Teach your kids about the essentials to camping
If your kids are new to the great outdoors, now is the perfect time to practice for summer adventures. Pitch a tent in the backyard, or even inside your home. Let your kids hang out in it and sleep in it. Teach them about the essentials you need to bring into the outdoors. Show them how to build a first aid kit. REI put together a great list of ideas and you can access them here.
Tune in to Wendy Macnaugton’s Instagram
Wendy Macnaughton is a New York Times bestselling Illustrator and your friendly quarantine art teacher! Monday through Friday, Wendy hosts, “Draw Together with Wendy” at 10am PST via Instagram Live. If you cannot make the live stream, the stories stay up on her Instagram for 24 hours post recording. This is a great way for your children to flex those artistic muscles.
4. Movement Time
More than ever, we have very good reasons to be exercising. Working out contributes to good health, which in turn helps us maintain sturdy immune systems. Making moves seems more beneficial than ever before. To keep you and your family in tip-top shape, consider these at-home alternatives to going to the gym or accessing the outdoors to exercise.
Cosmic Kids Yoga
Yoga is not only great for the body but also great for the mind. While you and your family are stuck inside, practicing social distancing, why not check out some online yoga classes? Cosmic Kids Yoga offers free videos and gear lessons to children.
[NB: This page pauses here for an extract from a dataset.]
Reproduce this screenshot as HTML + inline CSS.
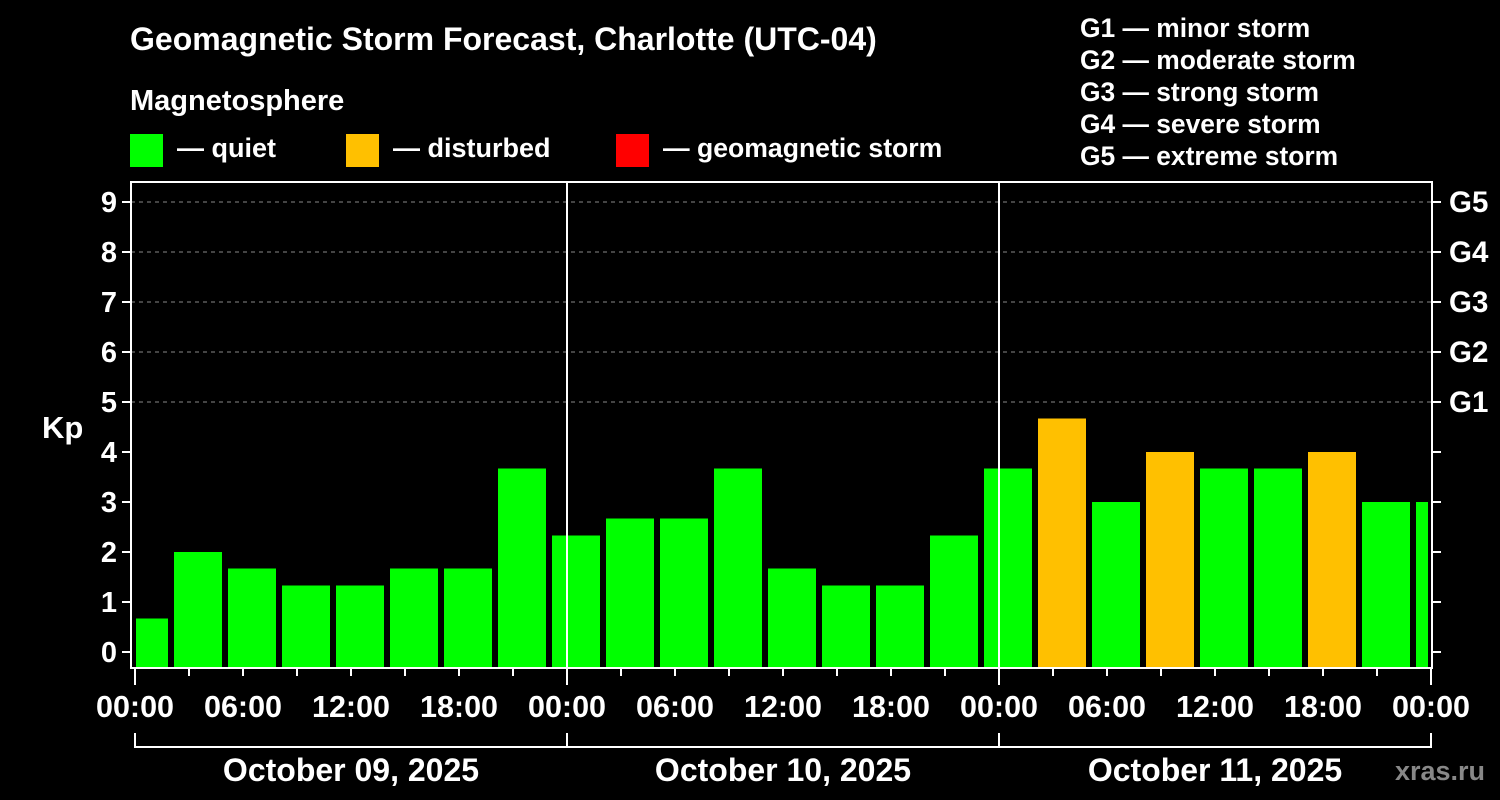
<!DOCTYPE html>
<html><head><meta charset="utf-8"><style>
html,body{margin:0;padding:0;background:#000;}
svg{display:block;font-family:"Liberation Sans",Arial,sans-serif;font-weight:bold;}
</style></head><body>
<svg id="chart" width="1500" height="800" viewBox="0 0 1500 800">
<rect x="0" y="0" width="1500" height="800" fill="#000"/>
<text x="130" y="50" fill="#fff" font-size="32">Geomagnetic Storm Forecast, Charlotte (UTC-04)</text>
<text x="130" y="110" fill="#fff" font-size="29">Magnetosphere</text>
<g><rect x="130" y="134" width="33" height="33" fill="#00ff00"/><text x="177" y="157" fill="#fff" font-size="27">— quiet</text></g>
<g><rect x="346" y="134" width="33" height="33" fill="#ffc000"/><text x="393" y="157" fill="#fff" font-size="27">— disturbed</text></g>
<g><rect x="616" y="134" width="33" height="33" fill="#ff0000"/><text x="663" y="157" fill="#fff" font-size="26.6">— geomagnetic storm</text></g>
<g fill="#fff" font-size="26.4">
<text x="1080" y="37">G1 — minor storm</text>
<text x="1080" y="69">G2 — moderate storm</text>
<text x="1080" y="101">G3 — strong storm</text>
<text x="1080" y="133">G4 — severe storm</text>
<text x="1080" y="165">G5 — extreme storm</text>
</g>
<text x="42" y="438" fill="#fff" font-size="31">Kp</text>
<g id="plot"></g>
<text x="1440" y="780" fill="#888" font-size="27" text-anchor="middle">xras.ru</text>
</svg>
<script>
const kpValues = [0.67,2,1.67,1.33,1.33,1.67,1.67,3.67,2.33,2.67,2.67,3.67,1.67,1.33,1.33,2.33,3.67,4.67,3,4,3.67,3.67,4,3,3];
const barHours = [0.5,3.5,6.5,9.5,12.5,15.5,18.5,21.5,24.5,27.5,30.5,33.5,36.5,39.5,42.5,45.5,48.5,51.5,54.5,57.5,60.5,63.5,66.5,69.5,72.5];
const barStatus = ['q','q','q','q','q','q','q','q','q','q','q','q','q','q','q','q','q','d','q','d','q','q','d','q','q'];
const yTicks = [0,1,2,3,4,5,6,7,8,9];
const gLabels = ['','','','','','G1','G2','G3','G4','G5'];
const xTickLabels = ['00:00','06:00','12:00','18:00','00:00','06:00','12:00','18:00','00:00','06:00','12:00','18:00','00:00'];
const dayLabels = ['October 09, 2025','October 10, 2025','October 11, 2025'];

const NS='http://www.w3.org/2000/svg';
const X0=135, PX_H=18, Y0=652, PX_K=50, L=131, R=1432, T=182, B=668;
const xs=h=>X0+h*PX_H, ys=v=>Y0-v*PX_K;
const g=document.getElementById('plot');
function mk(tag,attrs,parent){const e=document.createElementNS(NS,tag);for(const k in attrs)e.setAttribute(k,attrs[k]);(parent||g).appendChild(e);return e;}

yTicks.forEach((v,i)=>{
  if(v>=5){const l=mk('line',{x1:L,x2:R,y1:ys(v),y2:ys(v),stroke:'#888','stroke-dasharray':'4,4','stroke-width':1});
  
  }
});
const colors={q:'#00ff00',d:'#ffc000',s:'#ff0000'};
kpValues.forEach((v,i)=>{
  let x1=Math.max(xs(barHours[i])-24,136), x2=Math.min(xs(barHours[i])+24,1428);
  if(x2<=x1)return;
  const r=mk('rect',{x:x1,y:ys(v),width:x2-x1,height:B-ys(v),fill:colors[barStatus[i]]});
  
  
});
[24,48].forEach(h=>{const l=mk('line',{x1:xs(h),x2:xs(h),y1:T,y2:B,stroke:'#fff','stroke-width':2});
  
  });
const f=mk('path',{d:`M${L} ${T}H${R}V${B}H${L}Z`,fill:'none',stroke:'#fff','stroke-width':2});


yTicks.forEach((v,i)=>{
  mk('line',{x1:L-9,x2:L,y1:ys(v),y2:ys(v),stroke:'#fff','stroke-width':2});
  mk('line',{x1:R,x2:R+9,y1:ys(v),y2:ys(v),stroke:'#fff','stroke-width':2});
  const t=mk('text',{x:L-14,y:ys(v)+10,fill:'#fff','font-size':29,'text-anchor':'end'});t.textContent=v;
  
  
  if(gLabels[i]){const gt=mk('text',{x:1449,y:ys(v)+10,fill:'#fff','font-size':29.5});gt.textContent=gLabels[i];
  
  }
});
for(let h=0;h<=72;h+=3){
  const major=h%24===0;
  mk('line',{x1:xs(h),x2:xs(h),y1:B,y2:B+(major?17:8),stroke:'#fff','stroke-width':2});
}
xTickLabels.forEach((s,i)=>{
  const t=mk('text',{x:xs(i*6),y:717,fill:'#fff','font-size':30.5,'text-anchor':'middle'});t.textContent=s;
  
  
});
mk('path',{d:`M${xs(0)} 733V747H${xs(72)}V733`,fill:'none',stroke:'#fff','stroke-width':2});
[24,48].forEach(h=>mk('line',{x1:xs(h),x2:xs(h),y1:733,y2:747,stroke:'#fff','stroke-width':2}));
dayLabels.forEach((s,i)=>{
  const t=mk('text',{x:xs(i*24+12),y:781,fill:'#fff','font-size':32,'text-anchor':'middle'});t.textContent=s;
  
  
});
</script>
</body></html>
If yoga isn’t your child's speed, why not check out some at-home dance classes? SamCam is a Youtube channel dedicated to bringing short dance lessons to your home. If your children are itching for some movement this may be the perfect option. They also occasionally post at-home workout videos as well!
Fitness Card Deck
We found this awesome resource for encouraging movement with your children designed by a physical education teacher. The idea is to create a deck of cards that will be used as a traditional card game, however, there are physical activities associated with the cards, and all participants must perform the activities
5. Relaxation Time
If you are feeling extra anxious during these days of COVID-19, you are not alone. This pandemic has many folks facing more stress and uncertainty than ever before. Here are a few recommendations parents and children can turn to for some relaxation.
Save With Stories
Celebrities are coming together to read books for children who are currently home from school due to the coronavirus and sharing the videos on social media. Tune in to the Save With Stories Instagram to hear celebrities such as Ellen Degeneres, Amy Adams, and Josh Gad read a host of children's books.
Meditation for Children
Headspace is a place for folks of all ages to learn more about meditation and mindfulness. They have a specific guide on their website dedicated to Mediation for Kids. Now more than ever is a great time to introduce your kids to meditation.
Journaling is a great way for small humans to process their feelings in this uncertain time. We suggest setting aside some time for you and your children to journal alongside each other. This can be a fantastic way to document emotions and revisit them with your children in the future.
Here is another fantastic article on the benefits of journaling with submissions from therapists and others who keep journals.
With kids being cooped up at home while school is closed, finding structure and fun activities to keep them occupied is important. As we all navigate these uncertain times, it is important to remember that we are not alone. We can lean on each other -- at a distance -- for helpful tips and tricks to get through it all. If you find yourself wearing more hats at home than you’re used to, consider a few of our tips above to help ease your daily schedule.